We present a study on the effects of the intracluster medium (ICM) on the interstellar medium (ISM) of 10 Virgo Cluster galaxies using Spitzer far-infrared (FIR) and Very Large Array radio continuum imaging. Relying on the FIR-radio correlation within normal galaxies, we use our infrared data to create model radio maps, which we compare to the observed radio images. For six of our sample galaxies, we find regions along their outer edges that are highly deficient in the radio compared with our models. We also detect FIR emission slightly beyond the observed radio disk along these outer edges. We believe these observations are the signatures of ICM ram pressure. For NGC 4522, we find the radio-deficit region to lie just exterior to a region of high radio polarization and flat radio spectral index, although the total 20 cm radio continuum in this region does not appear strongly enhanced. These characteristics seem consistent for other galaxies with radio polarization data in the literature. The strength of the radio deficit is inversely correlated with the time since peak pressure as inferred from stellar population studies and gas-stripping simulations, consistent with the strength of the radio deficit being a good indicator of the strength of the current ram pressure. We also find that galaxies having local radio deficits appear to have enhanced global radio fluxes.
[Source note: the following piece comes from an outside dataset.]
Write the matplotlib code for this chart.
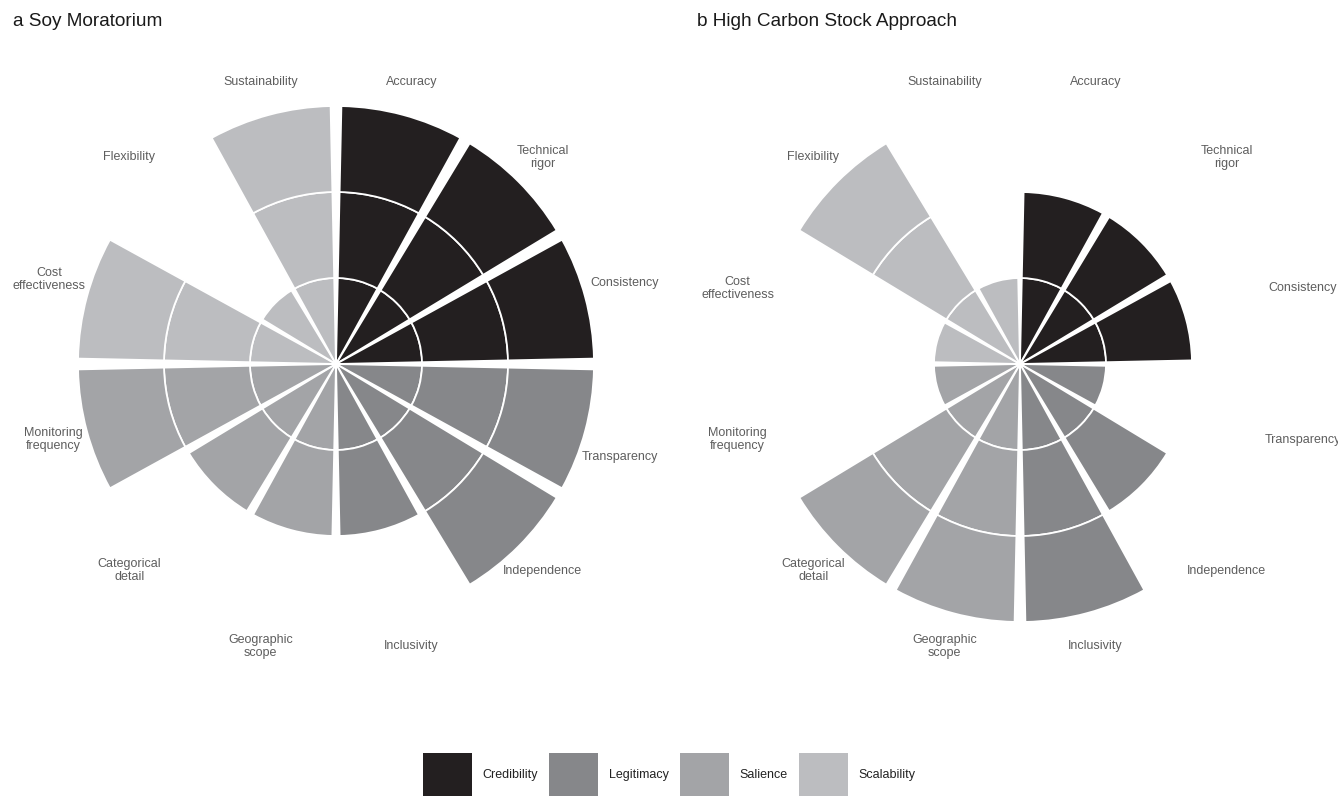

Our preferred physical picture is that the observed radio-deficit regions arise from the ICM wind sweeping away cosmic-ray (CR) electrons and the associated magnetic field, thereby creating synchrotron tails as observed for some of our galaxies. We propose that CR particles are also reaccelerated by ICM-driven shocklets behind the observed radio-deficit regions which, in turn, enhances the remaining radio disk brightness. The high radio polarization and lack of precisely coincident enhancement in the total synchrotron power for these regions suggest shearing, and possibly mild compression of the magnetic field, as the ICM wind drags and stretches the leading edge of the ISM.